Join jaguars.com senior editor Vic Ketchman as he tackles the fans' tough questions.

Raymo from Jacksonville:
On the subject of PSL's, does that mean you own the seat for every event in Alltel? I would think that would be an easy sell with the non-Jag events such as NCAA, monster trucks, concerts.

Vic: It doesn't mean anything because the Jaguars don't sell permanent seat licenses. What's a PSL? It's a fee, usually about $1,500-$2,500, for the right to buy a ticket. You want that? You wanna pay a bribe for the right to buy a ticket? Do you think that would sell in Jacksonville? That's what they have in a lot of places and it's major revenue teams invest and keep the float.

Donald from Jacksonville:
I know the Jaguars need to sell club seats to help the team's finances. What other options are out there for the Jaguars? What are the big-market teams doing the Jaguars can't do or are not doing?
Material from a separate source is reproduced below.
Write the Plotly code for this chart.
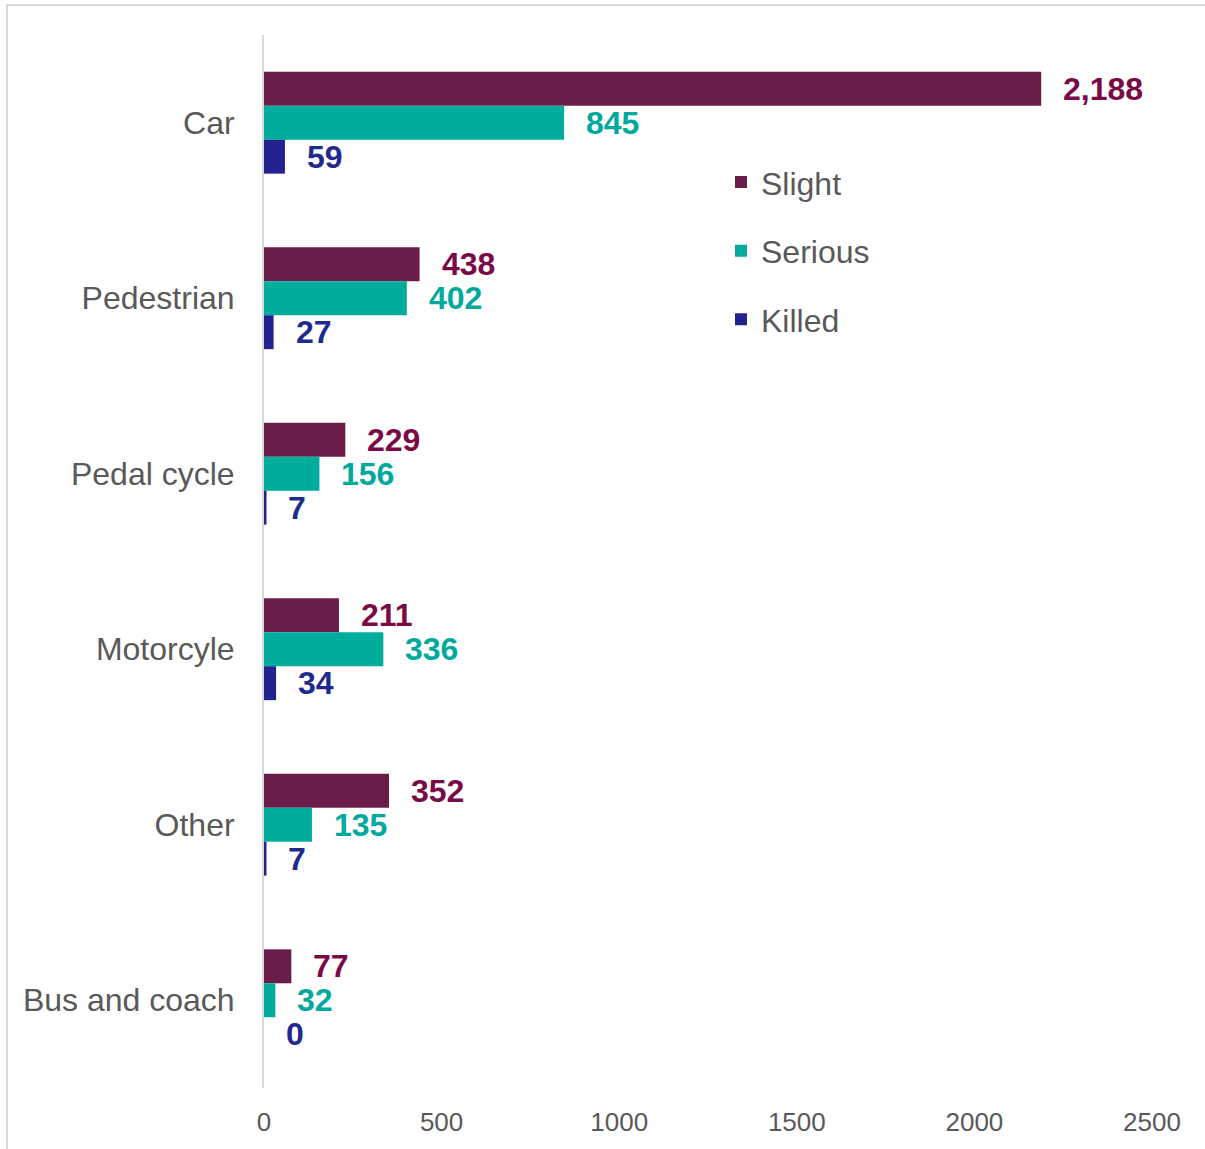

Vic: The Patriots sell naming rights for their parking lots. I don't think the Jaguars could do that. The Panthers sell PSL's. I don't think the Jaguars could do that. The Redskins and Cowboys get big money for their radio broadcasting and preseason TV. The Jaguars can't generate that same revenue. The Steelers sell jerseys like McDonald's sells hamburgers. Get the point? The Jaguars don't have a lot of options. They don't have the same revenue streams other teams have. Have we forgotten why Jacksonville was awarded a franchise? It was awarded a franchise based on the rabid enthusiasm for football in Jacksonville and on the hope that Jacksonville's growth would one day make it a nice-sized market. Until the second one happens, the first one has to carry the day. This whole thing is built on the premise that Jaguars fans will over-achieve.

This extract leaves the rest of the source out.